The moratorium on new permits for deep-sea drill sites will also likely be lifted once a new White House panel concludes a six-month investigation. The commission’s central task, Obama made clear last week, is to give deep-sea oil drilling a clean bill of health. Heading the committee is former Democratic senator Bob Graham, a long-time advocate of deregulation, and former Environmental Protection agency head—and current ConocoPhillips director—William K. Reilly.

 

The regulatory changes for shallow-water drilling are likely to be cosmetic. One measure, already announced, would separate the part of the MMS that collects oil company royalties from that which monitors safety and environmental regulation.

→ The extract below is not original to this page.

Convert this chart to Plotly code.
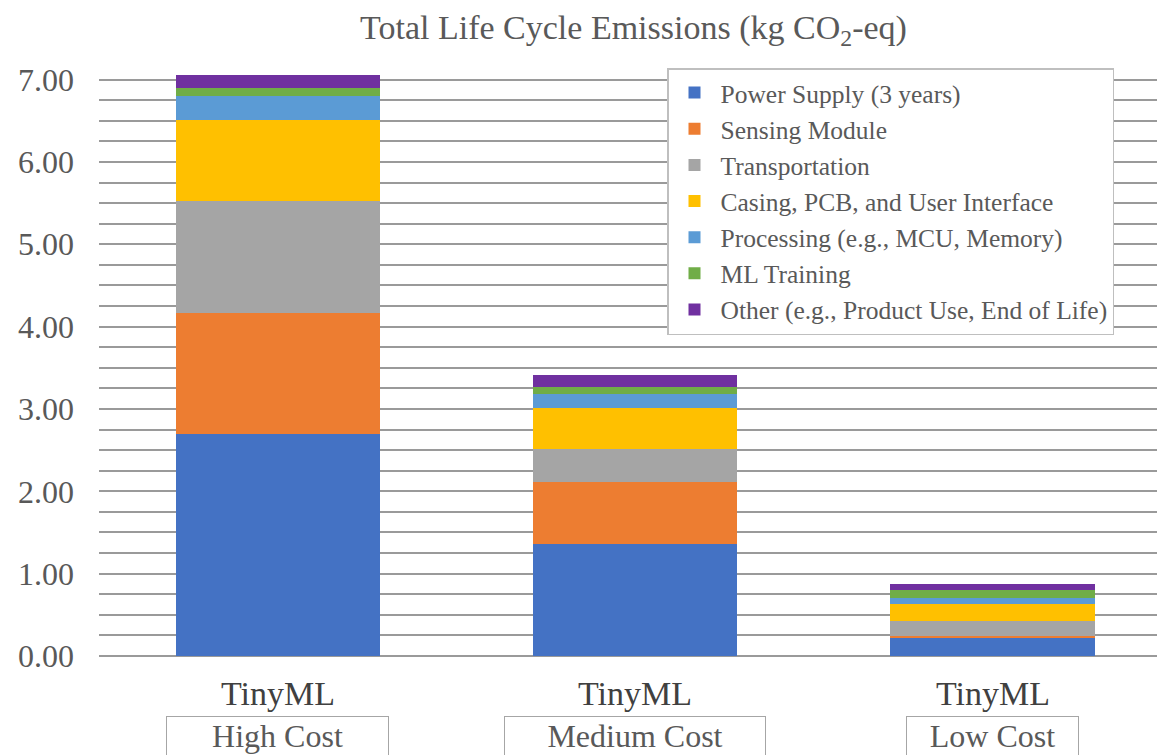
import plotly.graph_objects as go

categories = ["High Cost", "Medium Cost", "Low Cost"]
group_label = "TinyML"

series_names = [
    "Power Supply (3 years)",
    "Sensing Module",
    "Transportation",
    "Casing, PCB, and User Interface",
    "Processing (e.g., MCU, Memory)",
    "ML Training",
    "Other (e.g., Product Use, End of Life)",
]
power_supply = [2.70, 1.36, 0.23]
sensing_module = [1.47, 0.75, 0.01]
transportation = [1.35, 0.40, 0.18]
casing_pcb_ui = [0.99, 0.50, 0.21]
processing = [0.29, 0.17, 0.08]
ml_training = [0.10, 0.09, 0.09]
other = [0.15, 0.14, 0.075]

series_values = [power_supply, sensing_module, transportation, casing_pcb_ui,
                 processing, ml_training, other]
colors = ["#4472C4", "#ED7D31", "#A5A5A5", "#FFC000", "#5B9BD5", "#70AD47", "#7030A0"]

y_ticks = [0, 1, 2, 3, 4, 5, 6, 7]

FONT = "Liberation Serif"
TXT = "#595959"

fig = go.Figure()
xs = list(range(len(categories)))
for name, vals, col in zip(series_names, series_values, colors):
    fig.add_trace(go.Bar(
        x=xs, y=vals, name=name, marker=dict(color=col, line=dict(width=0)),
        width=0.572,
    ))

box_widths = [221, 260, 171]
for i, cat in enumerate(categories):
    fig.add_annotation(x=i, y=-0.062, xref="x", yref="paper", text=group_label,
                       showarrow=False, yanchor="middle",
                       font=dict(family=FONT, size=34, color="#404040"))
    fig.add_annotation(x=i, y=-0.1005, xref="x", yref="paper", text=cat,
                       showarrow=False, yanchor="top", width=box_widths[i], height=38,
                       bordercolor="#a6a6a6", borderwidth=1, borderpad=0,
                       font=dict(family=FONT, size=32, color=TXT))

fig.update_layout(
    width=1157, height=747,
    barmode="stack",
    paper_bgcolor="white", plot_bgcolor="white",
    margin=dict(l=91, r=0, t=51, b=99),
    title=dict(text="Total Life Cycle Emissions (kg CO<sub>2</sub>-eq)",
               x=625.5 / 1157, xanchor="center", y=1 - 19 / 747, yanchor="middle",
               font=dict(family=FONT, size=34, color=TXT)),
    xaxis=dict(range=[-0.5, 2.482], showticklabels=False, showgrid=False,
               zeroline=False, showline=False, tickvals=xs),
    yaxis=dict(range=[0, 7.25], tickvals=y_ticks, tickformat=".2f",
               showgrid=True, gridcolor="#9a9a9a", gridwidth=1.5,
               zeroline=True, zerolinecolor="#9a9a9a", zerolinewidth=1.5,
               showline=False, ticks="", ticklabelstandoff=24,
               tickfont=dict(family=FONT, size=32, color=TXT),
               minor=dict(dtick=0.25, showgrid=True, gridcolor="#9a9a9a", gridwidth=1.5)),
    legend=dict(x=(667 - 99) / 1066, y=(656 - 68) / 597, xanchor="left", yanchor="top",
                bgcolor="white", bordercolor="#bfbfbf", borderwidth=1.5,
                traceorder="normal", itemwidth=42,
                font=dict(family=FONT, size=25.5, color=TXT)),
    bargap=0.4,
)

fig.write_html("out.html")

It is not clear how other new guidelines will affect the many facets of exploration, well capping, and equipment maintenance exposed as dangerous by the BP disaster. A Wall Street Journal report, based on White House sources, indicates that oil rigs’ blowout preventers and drilling plans will have to be approved by “independent operators.” The Journal did not explain this term, but the formulation suggests that health and environmental regulation will be left to private interests.

 

Biologist Rick Steiner, a scientist and expert on oil spills, told the World Socialist Web Site that he has seen no evidence of a change in regulatory conditions affecting the oil industry. “Little has changed,” Steiner said. “As far as I know there have been no changes to the procedural failures that led to the disaster, or the mechanical and technical failures. To take one example, the blowout preventer that failed for the Deepwater Horizon is the same as the blowout preventers used in the shallow water rigs.”

 

None of the regulatory changes under consideration address the central issues revealed by the disaster—the subordination of energy production to the profit drive of big business, and the role of the federal government in enforcing this set-up at the expense of oil industry workers, the environment, and society as a whole.

 

The media has presented the administration’s move to speed up shallow water drilling as an effort to preserve oil industry jobs in the face of overly-cautious regulation. In fact the Deepwater Horizon disaster demonstrates that workers and the ecology face a common threat in the big oil firms, whose blind drive for profit imperils both the safety of oil workers and the region’s environment—upon which tens of thousands of fishermen and tourism industry workers depend.

 

Indeed, the major loss of jobs has not come from the estimated 33 drilling applications delayed as a result of the explosion and spill. Thousands of fishing boats have been idled, while coastal cities from Louisiana to Florida that depend upon beach-goers and sport fishermen have reported major losses. These industries may never recover.

 

A massive jobs and cleanup program for the Gulf Coast could easily provide good paying jobs for all. Tens of thousands of oil industry workers, fishermen, and others could be given training and hired at high wages to participate in the cleanup of the Gulf Coast. But this would require the seizure of assets and resources from BP, Transocean, and other corporate criminals.

 

The entire political establishment is bitterly opposed to such an outcome. Though there is a mass of evidence demonstrating criminal negligence in BP’s drilling operations, there has been no formal declaration of a criminal investigation. On the contrary, the debate in Washington is over how BP should best protect its revenue from cleanup costs and lawsuits, with a recent column by the New York Times’ Andrew Ross Sorkin pondering, in a worst-case-scenario, whether a “bad BP” might be created to absorb lawsuits, or if the company should be absorbed by rivals Exxon or Shell in such a way that spill liabilities can be offloaded.

 

BP is now profiting from the share of oil it is able to syphon from the spill, and debating how many billions to distribute to its shareholders over the summer.